HTV-5 On Its Way To the ISS
nojayuk writes: There's another launcher delivering cargo to the ISS apart from US and Russian vehicles, and it's Japanese. The fifth Koutonori (White Stork) cargo vehicle was successfully launched today at from pad 2 of the Yoshinobu Launch Complex at Tanegashima south of Tokyo at 11:50:49 UTC, carrying over 5 tonnes of food, spare parts and scientific equipment to the ISS in a pressurised cabin and an external racking system. This is the fifth successful launch in a row for the Japanese H2B launcher. The Koutonoris have carried over 20 tonnes of cargo in total to the ISS, more than double the amount of SpaceX's six successful CRS resupply flights.
the USA is Portugal in the race to the New (Space) World.
Maybe you forgot that we landed a sensor and manipulator packed dune buggy on mars? Or that probe that just surveyed the Pluto system and is heading to the Kuiper belt? Or the Opportunity rover that's been active on Mars for over ten years and is still chugging along? Oh ... all of that on a severely reduced budget.
No, it's just that the USA does the hard stuff. We just don't do the space equivalent of cargo hauling.
The cost per launch is around 15 Billion yen, $121m USD.
The Falcon 9 by comparison has a launch cost of $57 million.
Yea, but with the falcon you have to launch two of them to get one to the space station... (Grin).
Look, Personally I like their approach over Space-X's. Build a reliable platform, even if it's more expensive. Gain experience with the technology and the launch process then start to pare down your costs by looking for your cheaper ways to do parts of your already working system. Space-X has an "all or nothing" approach where they are cutting costs up front and trying to push the technology at the same time. Space X struggles with reliability and will suffer more front loaded failures because they are pushing the technology AND costs, AND reliability at the same time.
Basically, you need to concentrate on ONE major advancement at a time to have a high probability of success and Space-X is pushing more than one advancement (arguably they are trying to advance on three fronts).
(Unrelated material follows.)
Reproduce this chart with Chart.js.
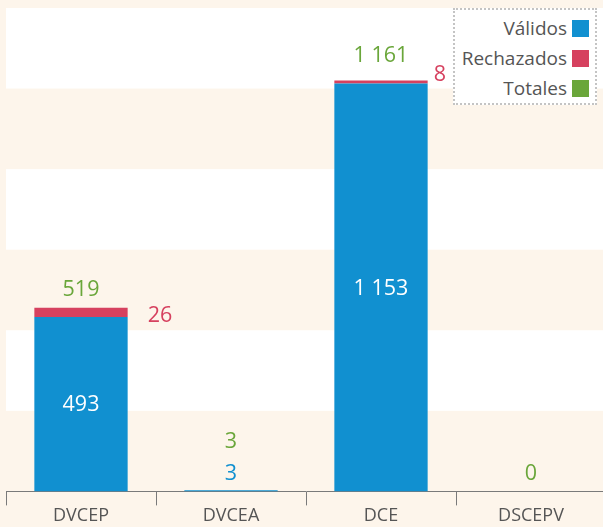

The Japanese know this, Musk doesn't. Musk has divided his attention between multiple interesting things and will struggle to master all of them at once, the Japanese are concentrating on but one thing at a time and will eventually surpass Musk and Space-X in all areas, and will suffer less catastrophic failures in the process.
"File to fit, pound to insert, paint to match" - Aircraft Maintenance 101
That the amount of cargo transported is higher in less launches is irrelevant. The falcon heavy achieves a Les than 1k dollars per pound to Leo cost. I have been unable to easily find a similar number for the koutonori. Anyone here know how it stacks up? That's a more critical number.
Silence is a state of mime.
Falcon 9 is 17 successful from 19 launches and only 1 of those was a catastrophic failure, the other was a T-2 abort. The H2B is only on it's 5th launch so we don't know if it is as reliable or not yet.
There's no indication the H2 is safer or more reliable than Falcon.